With its new technology, Sun Country can start using self-check kiosks for two of those four reasons — checking in for international flights and seat assignments — Davis said. The exit-row age verification step is moving to the departure gate, leaving bag check as the sole reason customers would have to visit the ticket counter.

The 12 kiosks, which are owned by the airport's governing body, the Metropolitan Airports Commission (MAC), should be installed as early as November, said airport spokesman Patrick Hogan.

With the arrival of the kiosks, Sun Country expects its lines to be significantly reduced, given that about 50% of the airline's passengers check a bag.

Bricker said its former system constrained the airline in several other ways, too. For instance, Sun Country didn't own its own website and operated on two separate booking and reservation systems that didn't always work well together.

"We would have to call up the website owner in Germany anytime we wanted to make a change to our own site," he said. "Now, we control our own destiny."

Sun Country hired Minneapolis-based Navitaire to move the airline from its old two-program system to a single-technology platform. The new system is supposed to give customers greater control over their reservations.

The airline has also struggled with lost, mishandled and severely delayed baggage issues over the past year and a half. Sun Country's baggage-claim processes began crumbling in the summer of 2018 after the airline outsourced many of those jobs, losing longtime employees and know-how along with them. In March, executives redesigned the baggage-claim protocols to prevent such egregious service gaps. Hogan, MSP's spokesman, said the airport has seen a precipitous drop in customers calling them to complain about Sun Country's baggage claim.

Sun Country said it is pleased that it has "drastically improved carousel wait times." The airline's goal is to get every bag to the baggage-claim carousel within 23 minutes of the aircraft's gate arrival. A Sun Country spokeswoman said they "now consistently average well below our target."

DOT tracks formal baggage complaints but has a one-month reporting lag, so August numbers won't be released until next month.

Jerry Fuller, Sun Country's former senior director of operations at MSP, worked for the company for 15 years before retiring in December 2017. He has since started his own contracting firm, Innovative Handling Solutions, that does aviation services — like baggage handling — on behalf of airlines at MSP. In his new job, he spends considerable time at both terminals and has watched Sun Country's baggage handling evolve over the past year.

"It looks to me as if they are getting better at handling bags. I don't think they are back up to average, but they are certainly better than they were a year ago," Fuller said. "As they go on, they will get smarter. They will learn their lessons and they will do better."

Low-cost model has own risks

Some customer frustrations are unavoidable.
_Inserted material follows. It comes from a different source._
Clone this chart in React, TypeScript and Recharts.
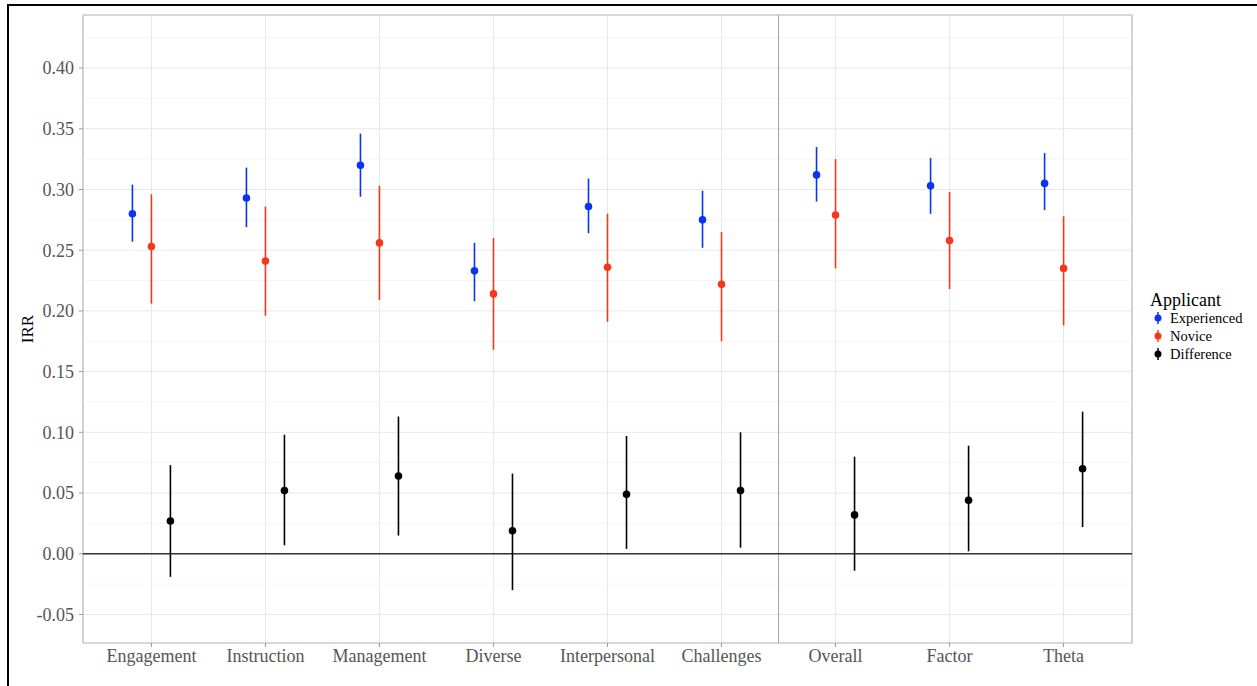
import {
  CartesianGrid,
  ErrorBar,
  Legend,
  ReferenceArea,
  ReferenceLine,
  Scatter,
  ScatterChart,
  XAxis,
  YAxis,
} from "recharts";

const CATEGORIES = [
  "Engagement",
  "Instruction",
  "Management",
  "Diverse",
  "Interpersonal",
  "Challenges",
  "Overall",
  "Factor",
  "Theta",
];

// point estimates and interval ends
const EXPERIENCED = [0.28, 0.293, 0.32, 0.233, 0.286, 0.275, 0.312, 0.303, 0.305];
const EXPERIENCED_LO = [0.257, 0.269, 0.294, 0.208, 0.264, 0.252, 0.29, 0.28, 0.283];
const EXPERIENCED_HI = [0.304, 0.318, 0.346, 0.256, 0.309, 0.299, 0.335, 0.326, 0.33];

const NOVICE = [0.253, 0.241, 0.256, 0.214, 0.236, 0.222, 0.279, 0.258, 0.235];
const NOVICE_LO = [0.206, 0.196, 0.209, 0.168, 0.191, 0.175, 0.235, 0.218, 0.188];
const NOVICE_HI = [0.296, 0.286, 0.303, 0.26, 0.28, 0.265, 0.325, 0.298, 0.278];

const DIFFERENCE = [0.027, 0.052, 0.064, 0.019, 0.049, 0.052, 0.032, 0.044, 0.07];
const DIFFERENCE_LO = [-0.019, 0.007, 0.015, -0.03, 0.004, 0.005, -0.014, 0.002, 0.022];
const DIFFERENCE_HI = [0.073, 0.098, 0.113, 0.066, 0.097, 0.1, 0.08, 0.089, 0.117];

const Y_TICKS = [-0.05, 0, 0.05, 0.1, 0.15, 0.2, 0.25, 0.3, 0.35, 0.4];
const Y_MINOR = [-0.025, 0.025, 0.075, 0.125, 0.175, 0.225, 0.275, 0.325, 0.375, 0.425];
const Y_DOMAIN: [number, number] = [-0.0735, 0.4437];
const X_DOMAIN: [number, number] = [0.4, 9.6];
const X_TICKS = CATEGORIES.map((_, i) => i + 1);
const SEPARATOR_X = 6.5; // between the six domains and the summary scores

const FONT = "'Liberation Serif', 'DejaVu Serif', serif";

const SERIES = [
  { name: "Experienced", color: "#0b33f2", mid: EXPERIENCED, lo: EXPERIENCED_LO, hi: EXPERIENCED_HI, dodge: -1 / 6 },
  { name: "Novice", color: "#f4381c", mid: NOVICE, lo: NOVICE_LO, hi: NOVICE_HI, dodge: 0 },
  { name: "Difference", color: "#000000", mid: DIFFERENCE, lo: DIFFERENCE_LO, hi: DIFFERENCE_HI, dodge: 1 / 6 },
];

function buildRows(mid: number[], lo: number[], hi: number[], dodge: number) {
  return CATEGORIES.map((name, i) => ({
    name,
    x: i + 1 + dodge,
    y: mid[i],
    err: [mid[i] - lo[i], hi[i] - mid[i]],
  }));
}

function IrrLabel({ viewBox }: any) {
  const cy = viewBox ? viewBox.y + viewBox.height / 2 : 329;
  return (
    <text
      x={27}
      y={cy}
      transform={`rotate(-90 27 ${cy})`}
      textAnchor="middle"
      dominantBaseline="central"
      fontFamily={FONT}
      fontSize={17}
      fill="#000"
    >
      IRR
    </text>
  );
}

function ApplicantLegend() {
  return (
    <div style={{ fontFamily: FONT, color: "#000" }}>
      <div style={{ fontSize: 18, lineHeight: "18px" }}>Applicant</div>
      {SERIES.map((s) => (
        <div
          key={s.name}
          style={{ display: "flex", alignItems: "center", height: 18, fontSize: 14.5 }}
        >
          <svg width={16} height={18} style={{ display: "block" }}>
            <line x1={8} x2={8} y1={3} y2={15} stroke={s.color} strokeWidth={1.5} />
            <circle cx={8} cy={9} r={3.5} fill={s.color} />
          </svg>
          <span style={{ marginLeft: 4 }}>{s.name}</span>
        </div>
      ))}
    </div>
  );
}

export default function App() {
  const tickStyle = { fill: "#555", fontSize: 18, fontFamily: FONT };

  return (
    <div style={{ position: "absolute", left: 0, top: 0, width: 1257, height: 686, background: "#fff" }}>
      <ScatterChart
        width={1257}
        height={686}
        margin={{ top: 15, right: 125, bottom: 0, left: 0 }}
      >
        {Y_MINOR.map((v) => (
          <ReferenceLine key={v} y={v} stroke="#f2f2f2" strokeWidth={0.8} />
        ))}
        <CartesianGrid stroke="#e8e8e8" strokeWidth={1} />
        <XAxis
          type="number"
          dataKey="x"
          domain={X_DOMAIN}
          ticks={X_TICKS}
          interval={0}
          allowDataOverflow
          tickFormatter={(v: number) => CATEGORIES[v - 1] ?? ""}
          height={43}
          tickSize={4}
          tickMargin={2}
          axisLine={false}
          tickLine={{ stroke: "#999" }}
          tick={tickStyle}
        />
        <YAxis
          type="number"
          dataKey="y"
          domain={Y_DOMAIN}
          ticks={Y_TICKS}
          interval={0}
          allowDataOverflow
          tickFormatter={(v: number) => v.toFixed(2)}
          width={83}
          tickSize={4}
          tickMargin={5}
          axisLine={false}
          tickLine={{ stroke: "#999" }}
          tick={tickStyle}
          label={<IrrLabel />}
        />
        <ReferenceLine x={SEPARATOR_X} stroke="#aaaaaa" strokeWidth={1.1} />
        <ReferenceLine y={0} stroke="#333333" strokeWidth={1.3} />
        <ReferenceArea
          x1={X_DOMAIN[0]}
          x2={X_DOMAIN[1]}
          y1={Y_DOMAIN[0]}
          y2={Y_DOMAIN[1]}
          fill="none"
          fillOpacity={0}
          stroke="#bbbbbb"
          strokeWidth={1.2}
          ifOverflow="visible"
        />
        <Legend
          layout="vertical"
          align="center"
          verticalAlign="middle"
          wrapperStyle={{ left: 1150, top: 291, width: 107 }}
          content={<ApplicantLegend />}
        />
        {SERIES.map((s) => (
          <Scatter
            key={s.name}
            name={s.name}
            data={buildRows(s.mid, s.lo, s.hi, s.dodge)}
            fill={s.color}
            isAnimationActive={false}
            shape={(p: any) => <circle cx={p.cx} cy={p.cy} r={3.8} fill={s.color} />}
          >
            <ErrorBar
              dataKey="err"
              direction="y"
              width={0}
              stroke={s.color}
              strokeWidth={1.6}
              isAnimationActive={false}
            />
          </Scatter>
        ))}
      </ScatterChart>
      <div
        style={{
          position: "absolute",
          left: 7,
          top: 4,
          width: 1250,
          height: 682,
          borderTop: "2px solid #000",
          borderLeft: "2px solid #000",
          boxSizing: "border-box",
          pointerEvents: "none",
        }}
      />
    </div>
  );
}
Sun Country's ultra-low-cost carrier model only works if the airline can maximize its aircraft fleet by keeping the planes flying and reducing overhead costs.

That means there aren't extra aircraft just sitting around waiting to pinch-hit if another aircraft gets seriously delayed, potentially rippling through the system by causing the next flight to be canceled. The airline is expanding to new cities, often flying the routes once or twice a week. If a customer's flight is canceled or delayed, they may not have another option for a few days or another week.

"So if you lose your bag, you may not see it for several days if they don't fly there for several days," Fuller said. "There are just inherent risks with the model."

These reputational bumps and bruises will eventually retrain the passengers to better know what to expect, Fuller said, adding that Sun Country will attract a certain type of flier who is willing to make trade-offs.

But Sun Country also knows it has to be more available to customers when things do go wrong. With more customer-service agents and the baggage handling improving, the kiosks are the next step. Davis said they may be operating by Thanksgiving, but most likely by Christmas.